Hay otros mundos, pero están en este. Cuando Paul Èluard escribió esa sencilla verdad, no pudo pensar en Taylor Swift, pero de haber podido, se habría extendido algo más. De pronto, no es que el mundo Taylor Swift haya resultado estar en este, sino que parece haberlo sustituido. Si fuera un mundo con menos gente que este, uno sopesaría la conveniencia de quedarse a vivir en él, pero qué va, es un mundo habitado por centenares de millones de personas, que a uno le siguen pareciendo muchas.
Hay otros mundos. Además del injusto y siniestro que encontramos cada día al abrir los ojos, el de la destrucción lenta y sistemática de Ucrania, el del más acelerado pero no menos sistemático genocidio de Israel en Gaza, el del ultraje igualmente sistemático a la dignidad humana en tantos otros rincones del planeta, el de la mentira, el regueldo y la insidia como armas políticas, el del fascismo de nuevo rampante, el de la destrucción de la Naturaleza, el de la miseria de tantos a causa de la riqueza de tan pocos, además de éste mundo, hay otros, y todos están en este, y con el de Taylor Swift, que en Madrid ha irrumpido como si fuera el único que en estos días existe, a uno le pasa como con todos, que no lo entiende.

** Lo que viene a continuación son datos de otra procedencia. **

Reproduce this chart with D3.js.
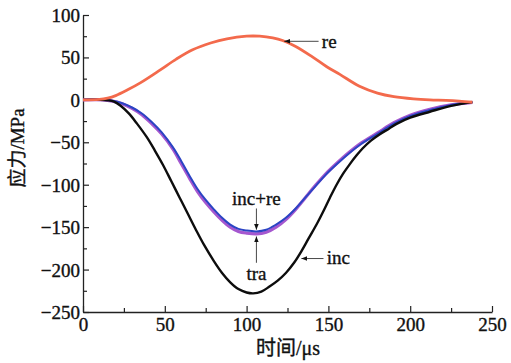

De esa cantante rubia, alta y algo desgarbada como suelen ser las altas, se sabe todo y no se sabe nada. La prensa escrita y los noticiarios de la radio y la televisión llevan semanas escrutando cada milímetro, cada poro, cada insignificancia, de su vida, que en realidad es corta, 33 años, y en la que no ha hecho otra cosa que cantar y amasar una fortuna. Aún así, ella, o su mercadotecnia, insinúa haber vivido no ya siglos, sino eras, que así se llama su gira, The Eras Tour. Asombra, no obstante, el número de sus seguidores, los "swiftis", millones y millones que, en puridad, deben encontrar en ella algo, tal vez un mundo más muelle y naif que éste tan sombrío que vemos cada día al abrir los ojos. Pensándolo bien, uno también le encuentra algo a Taylor Swift, algo bueno y concreto: la odia Donald Trump.